Weil die Höhe der Strafen von der Festsetzung durch den DFB gegenüber dem Verein abhängt, drohe randalierenden Fans nun finanzieller Schaden in nicht kalkulierbarer Höhe, so der Sportrechtler aus der Berliner Kanzlei Härting Rechtsanwälte. "Der Fan weiß nicht, ob ihn ein Böllerwurf 10.000 oder 100.000 EUR kosten kann. Das ist der fade Beigeschmack der BGH Entscheidung".
Die Rechtsprechung könne aber dazu beitragen, das Fanverhalten nachhaltig zu ändern. Dass die Nachrichten aus Karlsruhe einen Abschreckungseffekt haben, hält Reinholz für sehr wahrscheinlich. Aber er fordert auch den DFB zu Konsequenzen auf: "Auf Verbandsseite sollte man sich Gedanken machen, um das Sanktionssystem und die Festsetzung von Geldstrafen transparenter zu gestalten".

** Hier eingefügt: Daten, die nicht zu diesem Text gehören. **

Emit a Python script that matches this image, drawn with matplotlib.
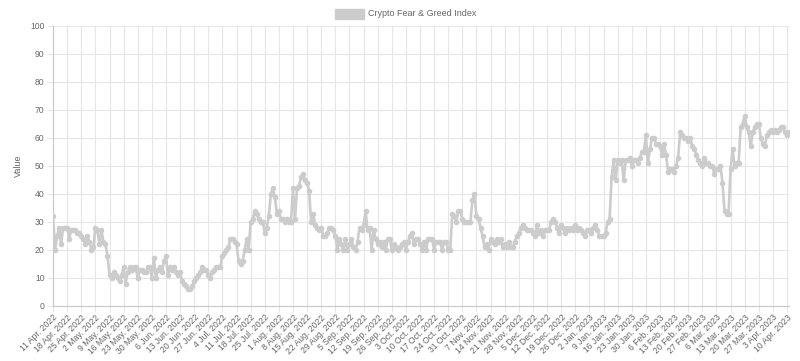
import numpy as np
import pandas as pd
import matplotlib
matplotlib.use("Agg")
import matplotlib.pyplot as plt

# daily index values, 11 Apr 2022 .. 11 Apr 2023 (one row per week)
start_date = "2022-04-11"
fear_greed = [
    32, 20, 25, 28, 22, 28, 28,
    28, 24, 27, 27, 27, 26, 26,
    25, 24, 22, 25, 23, 20, 21,
    28, 27, 22, 27, 23, 22, 18,
    11, 10, 12, 11, 10, 9, 11,
    14, 8, 12, 14, 13, 14, 14,
    10, 13, 13, 12, 12, 14, 14,
    10, 17, 10, 13, 14, 12, 16,
    18, 11, 14, 13, 14, 12, 11,
    12, 9, 8, 7, 6, 6, 7,
    9, 10, 11, 12, 14, 13, 13,
    11, 10, 12, 13, 14, 14, 14,
    18, 19, 20, 21, 24, 24, 23,
    22, 16, 15, 16, 20, 24, 20,
    30, 31, 34, 33, 31, 30, 30,
    26, 28, 32, 40, 42, 39, 33,
    34, 31, 31, 30, 31, 30, 30,
    42, 31, 42, 43, 46, 47, 45,
    44, 41, 30, 33, 29, 28, 27,
    28, 25, 25, 26, 28, 28, 27,
    25, 20, 24, 22, 20, 24, 20,
    22, 24, 21, 20, 23, 28, 27,
    29, 34, 27, 28, 20, 27, 24,
    22, 23, 21, 23, 20, 24, 24,
    20, 22, 21, 20, 21, 22, 23,
    20, 23, 25, 26, 22, 24, 24,
    22, 20, 23, 20, 24, 24, 24,
    20, 23, 23, 23, 20, 23, 23,
    20, 20, 33, 32, 30, 34, 34,
    31, 30, 30, 30, 30, 38, 40,
    32, 31, 28, 25, 21, 22, 20,
    24, 23, 22, 24, 23, 24, 21,
    22, 21, 23, 21, 21, 23, 25,
    26, 28, 29, 28, 27, 27, 27,
    26, 25, 29, 26, 27, 25, 27,
    27, 27, 30, 31, 30, 28, 26,
    29, 28, 26, 28, 27, 28, 27,
    29, 27, 28, 27, 26, 25, 27,
    27, 26, 28, 29, 27, 25, 25,
    25, 26, 30, 31, 46, 52, 45,
    52, 51, 52, 45, 52, 52, 53,
    50, 52, 52, 51, 53, 55, 55,
    61, 51, 56, 60, 60, 58, 58,
    57, 54, 58, 54, 48, 49, 49,
    48, 50, 53, 62, 61, 60, 60,
    59, 60, 57, 56, 54, 52, 51,
    50, 53, 51, 51, 50, 50, 47,
    49, 49, 50, 44, 34, 33, 33,
    49, 56, 50, 51, 51, 64, 65,
    68, 64, 62, 57, 62, 64, 65,
    65, 60, 58, 57, 61, 62, 63,
    62, 63, 62, 63, 64, 64, 62,
    61, 62,
]
series_label = "Crypto Fear & Greed Index"
y_label = "Value"

dates = pd.date_range(start_date, periods=len(fear_greed), freq="D")
labels = [f"{d.day} {d.strftime('%b')}. {d.year}" for d in dates]
x = np.arange(len(fear_greed))

line_color = "#cccccc"
text_color = "#666666"
grid_color = "#e6e6e6"

plt.rcParams["font.family"] = ["Liberation Sans", "DejaVu Sans"]

fig = plt.figure(figsize=(8, 3.61), dpi=100)
ax = fig.add_axes([0.0663, 0.1524, 0.9200, 0.7756])

ax.plot(x, fear_greed, color=line_color, linewidth=1.9, marker="o",
        markersize=3.0, markerfacecolor=line_color, markeredgecolor=line_color,
        zorder=3)

ax.set_xlim(0, len(fear_greed) - 1)
ax.set_ylim(0, 100)
ax.set_yticks(np.arange(0, 101, 10))
tick_idx = x[::7]
ax.set_xticks(tick_idx)
ax.set_xticklabels([labels[i] for i in tick_idx], rotation=45, ha="right",
                   rotation_mode="anchor")

ax.grid(True, color=grid_color, linewidth=0.8, zorder=0)
for side in ["top", "right"]:
    ax.spines[side].set_visible(False)
for side in ["left", "bottom"]:
    ax.spines[side].set_color("#c8c8c8")
    ax.spines[side].set_linewidth(0.8)
ax.tick_params(axis="both", colors=grid_color, labelcolor=text_color,
               labelsize=6.2, length=4, width=0.8)
ax.tick_params(axis="y", pad=2)
ax.tick_params(axis="x", pad=1)

ax.set_ylabel(y_label, color=text_color, fontsize=6.5, labelpad=5)

# legend drawn like the chart.js header
fig.patches.append(plt.Rectangle((335 / 800, 1 - 19 / 361), 29 / 800, 10 / 361,
                                 transform=fig.transFigure, color=line_color))
fig.text(368 / 800, 1 - 14 / 361, series_label, color=text_color, fontsize=6.5,
         va="center", ha="left")

fig.savefig("out.png", dpi=100)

Es bleibt abzuwarten, ob der DFB seine Praxis verändern wird. Nach eigenen Angaben berücksichtigt der Verband bereits bisher bei der Verhängung des Strafmaßes, wie intensiv der betroffene Verein die Täterermittlung betreibt. Dies kann strafmildernd wirken. Zudem macht das Sportgericht den Clubs intensivere Gewaltprävention und Fanarbeit immer wieder zur Auflage. Auch ein Teil der Geldstrafen wird auch in diesen Bereich gesteckt.